Dianne Hagen’s current exhibition features a new series of drawings initiated in 2004. These works center on the drawing bidimensionality, which she enhances by adjunctive extra material spread on the paper surface, such as plastic, mineral modeling paste, glass debris, collages and so forth. One of these drawings is composed of lilies, displayed in circles and forming a frame or frieze around pieces of transparent broken glass imbedded within mineral modeling paste. At first sight the drawing offers an almost idyllic vision, yet in no time the broken glass debris exert a contradictory, paradoxical effect, invalidating the first positive impression. While reflecting light, they remain “aggressive” (i.e. cutting, slitting) — a recurrent antithetic hybridization in Dianne’s work. This ambivalence, characteristic of her works, continually refers to analogies in our immediate, familiar world and surreptitiously call to mind other associations. Another drawing is composed of aluminum foils forming the frame of the drawing. Against the background of the metallic foils appear letters cut out in magazines and pasted the way they would in an anonymous message. The words formed by the letters are “freedom yeah right”, a motto that appears in several works and refers both to the drawn subject — an organic or mineral form freely displayed although alien to any known specific context — and “the ode to the freedom of expression”, which plays an essential part in the artist’s condition. Dianne Hagen tries to establish a direct association between the object shown and the mental image it conveys. Two reading levels are thus offered: the anima one that connects us with the world of ideas, of the invisible and insubstantial, while the animus level, connects us through the senses to the physical, objective world of the body, which is actually the work of art itself. The life long reflection of the artist is embodied in the work of art, a trace that will survive that very artistic life. Diverted from their customary use, the appealing colors and themes soon engender in the spectator’s mind a surreptitious questioning that was unpredictable at first sight. The notion of beauty does not survive the collision. At times, in Dianne Hagen’s work, the very motives remind us
Subconsciously of an organic world which has a life of its own. Classical elements such as illusionistic perspective may also play their parts, as is the case namely in a blue relief made of mineral modeling paste and glue, in the center of which lies, imbedded, a frost picture pasted on a glass pane.
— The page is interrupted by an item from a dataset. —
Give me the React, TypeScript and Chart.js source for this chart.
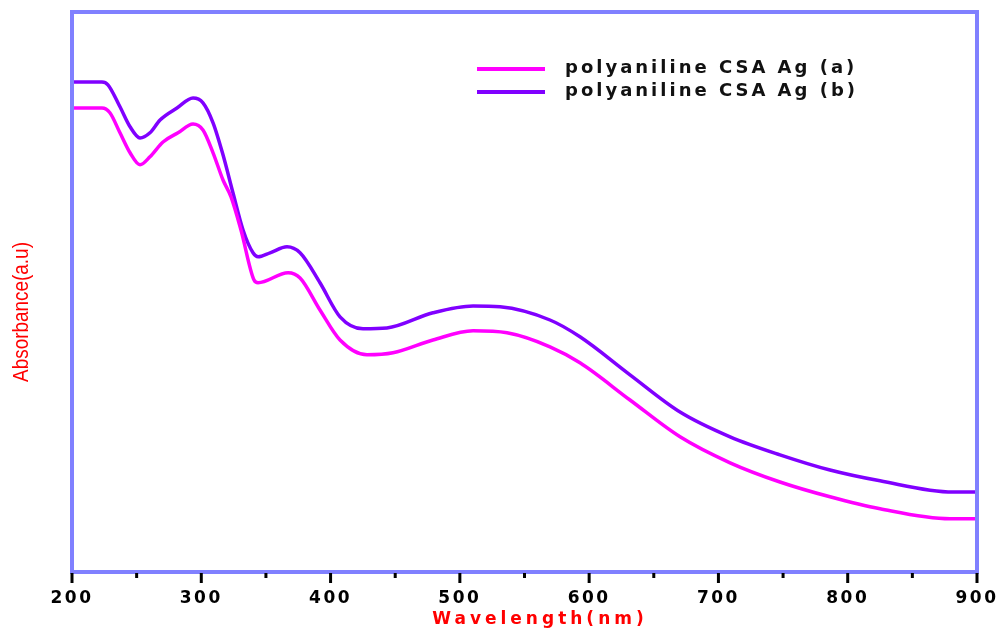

Dianne Hagen shows equally three sculptures placed on low tables. Two of them refer directly to classical sculptures, busts or nikkes, which in the past were often erected monuments. Yet, their minimal scale reduction deprives them of their former status symbol. The reduced dimensions link them somehow to daily life objects, or fetishes. The third table, as opposed to the former ones which played the parts of pedestals, is covered with some tapestry made up of textile cones; a transparent plastic sheet covers this tablecloth, the whole assuming the possible role of a daily life object. The “kitsch” elements, here introduced, are meant to desacralize art forms inherited from tradition.
Dianne’s artistic approach deals with the constant exploration of the relationship linking the work of art and its intellectual reception. Her works never bear any title — a process which, evading frontiers, confinements and taxonomy enables the artist to entertain an intimate, constant dialogue between her works and the viewers. Like in the Rorschach test, where titles are inexistent, the viewer makes each time the experience of a self-projection, which is at once unique and idiosyncratic.